The evolution of the atomic structure, lattice slip, dislocation and bond breaking etc. around the crack tip in the single-crystal diamond, were investigated by use of molecular dynamics simulation based on the second-generation Brenner potential, where mixed-mode (I/II) displacement loading was applied by boundary layer disk model.Part I: The evolution of the atomic structure of the crack tip in the single-crystal diamond with (001)[100] crack embedded was investigated, and I/II mixed mode displacement loading was applied on the boudary. The critical stress intensity factor was obtained, and lattice slip, dislocation, bond breaking etc. were investigated by setting loading angle as 0°, 30°, 45°, 60°and 90°. It was found that atom bonds around the crack tip were broken, and new carbon rings were formed. The crack entered the trapping lattice and propagated when KⅠand KⅡincreased gradually to the critical values. The propagation of crack tip and lattice slip are all related to the loading angles.Part II: The evolution of the atomic structure of the crack tip in the single-crystal diamond with (110)[110] crack embedded was investigated, and I/II mixed mode displacement loading was applied on the boudary. The critical stress intensity factor was obtained and lattice slip, dislocation, bond breaking etc. were investigated by setting loading angle as 0°, 30°, 45°, 60°and 90°. It was found that crack opening due to the passivation of the crack tip, crack face widened accompanied by the child cracks when KⅠand KⅡincreased gradually to the critical values.

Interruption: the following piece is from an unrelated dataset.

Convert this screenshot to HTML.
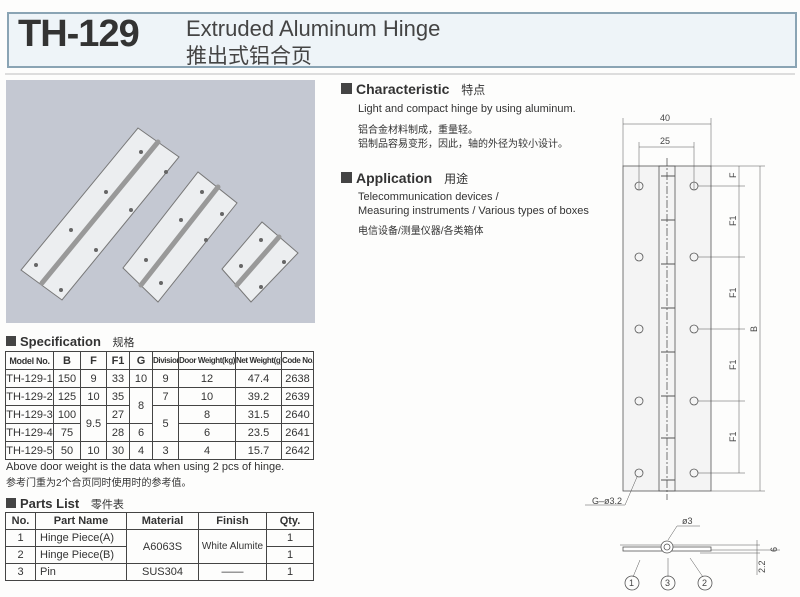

Crack cutting-edge slip, fracture modes and the critical K values were different due to the crack orientation.Part III: The the critical stress intensity factors of embedded (001)[100] and (110) [110] cracks in single crystal diamond were compared,where I/II mixed mode displacement loading were applied, the influences of the orientations on the propagation of cracks were also analyzed. It was found that fracture modes and the critical K values were anisotropic for the (001)[100] and (110) [110] cracks.